* START Data shown *

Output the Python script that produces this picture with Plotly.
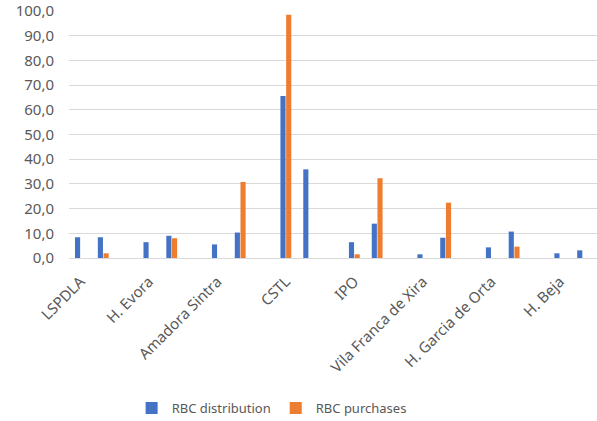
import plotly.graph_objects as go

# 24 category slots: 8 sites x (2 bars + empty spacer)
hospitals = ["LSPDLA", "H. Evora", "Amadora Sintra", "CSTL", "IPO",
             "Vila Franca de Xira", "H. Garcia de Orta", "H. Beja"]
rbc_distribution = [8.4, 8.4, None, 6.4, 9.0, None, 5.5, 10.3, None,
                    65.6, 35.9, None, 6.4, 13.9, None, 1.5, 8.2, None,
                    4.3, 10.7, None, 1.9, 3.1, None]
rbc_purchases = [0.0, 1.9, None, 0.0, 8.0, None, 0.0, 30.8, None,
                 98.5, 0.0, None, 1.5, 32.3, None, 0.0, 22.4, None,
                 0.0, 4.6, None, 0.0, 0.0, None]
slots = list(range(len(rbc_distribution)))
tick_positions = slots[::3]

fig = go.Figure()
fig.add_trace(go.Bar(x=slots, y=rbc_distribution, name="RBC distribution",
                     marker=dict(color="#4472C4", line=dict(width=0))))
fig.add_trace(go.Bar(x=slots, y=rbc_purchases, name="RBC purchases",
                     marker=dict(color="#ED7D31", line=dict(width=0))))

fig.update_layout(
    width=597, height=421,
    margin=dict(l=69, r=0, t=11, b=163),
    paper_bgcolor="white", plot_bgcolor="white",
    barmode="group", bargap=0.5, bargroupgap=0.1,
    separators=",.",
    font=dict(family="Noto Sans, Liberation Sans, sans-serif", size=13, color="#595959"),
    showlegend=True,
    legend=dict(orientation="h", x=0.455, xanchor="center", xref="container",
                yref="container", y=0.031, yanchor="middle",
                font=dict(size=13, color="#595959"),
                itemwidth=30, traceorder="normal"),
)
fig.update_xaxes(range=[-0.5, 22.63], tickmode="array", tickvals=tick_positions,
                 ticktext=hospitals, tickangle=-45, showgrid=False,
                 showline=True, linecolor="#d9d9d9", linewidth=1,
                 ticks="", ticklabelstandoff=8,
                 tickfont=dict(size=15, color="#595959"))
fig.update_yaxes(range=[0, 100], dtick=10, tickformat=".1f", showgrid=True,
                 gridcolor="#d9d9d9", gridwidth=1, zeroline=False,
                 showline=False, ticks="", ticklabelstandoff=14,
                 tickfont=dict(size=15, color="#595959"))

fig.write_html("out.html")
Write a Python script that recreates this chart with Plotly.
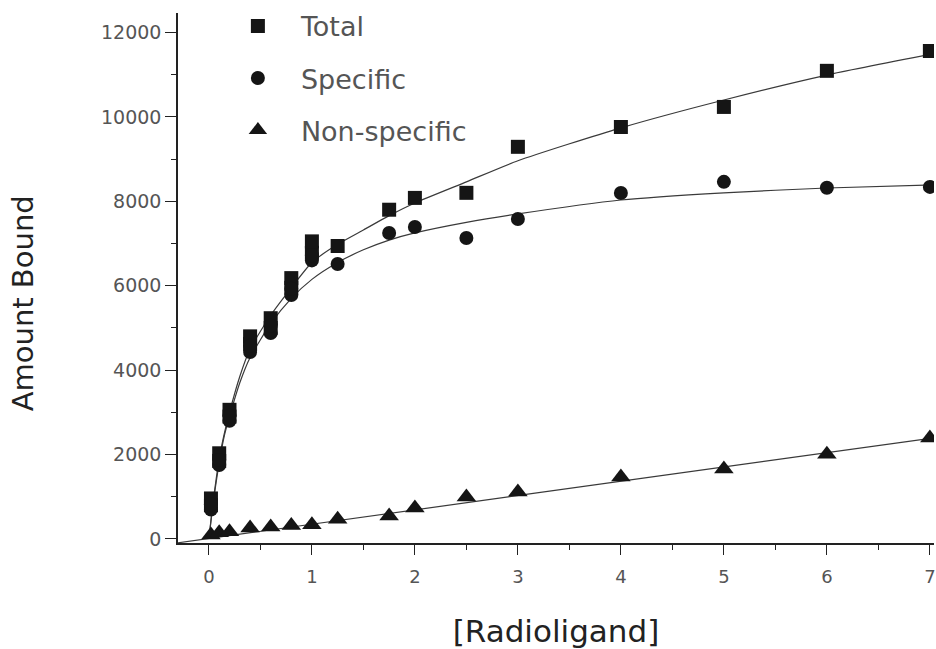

* END Data shown *

▸ **Problem details**
Every line above should be returned word for word, with the pictures left behind.

▸ **Answer**
Output the Python script that produces this picture with Plotly.
import plotly.graph_objects as go

# 24 category slots: 8 sites x (2 bars + empty spacer)
hospitals = ["LSPDLA", "H. Evora", "Amadora Sintra", "CSTL", "IPO",
             "Vila Franca de Xira", "H. Garcia de Orta", "H. Beja"]
rbc_distribution = [8.4, 8.4, None, 6.4, 9.0, None, 5.5, 10.3, None,
                    65.6, 35.9, None, 6.4, 13.9, None, 1.5, 8.2, None,
                    4.3, 10.7, None, 1.9, 3.1, None]
rbc_purchases = [0.0, 1.9, None, 0.0, 8.0, None, 0.0, 30.8, None,
                 98.5, 0.0, None, 1.5, 32.3, None, 0.0, 22.4, None,
                 0.0, 4.6, None, 0.0, 0.0, None]
slots = list(range(len(rbc_distribution)))
tick_positions = slots[::3]

fig = go.Figure()
fig.add_trace(go.Bar(x=slots, y=rbc_distribution, name="RBC distribution",
                     marker=dict(color="#4472C4", line=dict(width=0))))
fig.add_trace(go.Bar(x=slots, y=rbc_purchases, name="RBC purchases",
                     marker=dict(color="#ED7D31", line=dict(width=0))))

fig.update_layout(
    width=597, height=421,
    margin=dict(l=69, r=0, t=11, b=163),
    paper_bgcolor="white", plot_bgcolor="white",
    barmode="group", bargap=0.5, bargroupgap=0.1,
    separators=",.",
    font=dict(family="Noto Sans, Liberation Sans, sans-serif", size=13, color="#595959"),
    showlegend=True,
    legend=dict(orientation="h", x=0.455, xanchor="center", xref="container",
                yref="container", y=0.031, yanchor="middle",
                font=dict(size=13, color="#595959"),
                itemwidth=30, traceorder="normal"),
)
fig.update_xaxes(range=[-0.5, 22.63], tickmode="array", tickvals=tick_positions,
                 ticktext=hospitals, tickangle=-45, showgrid=False,
                 showline=True, linecolor="#d9d9d9", linewidth=1,
                 ticks="", ticklabelstandoff=8,
                 tickfont=dict(size=15, color="#595959"))
fig.update_yaxes(range=[0, 100], dtick=10, tickformat=".1f", showgrid=True,
                 gridcolor="#d9d9d9", gridwidth=1, zeroline=False,
                 showline=False, ticks="", ticklabelstandoff=14,
                 tickfont=dict(size=15, color="#595959"))

fig.write_html("out.html")
Write a Python script that recreates this chart with Plotly.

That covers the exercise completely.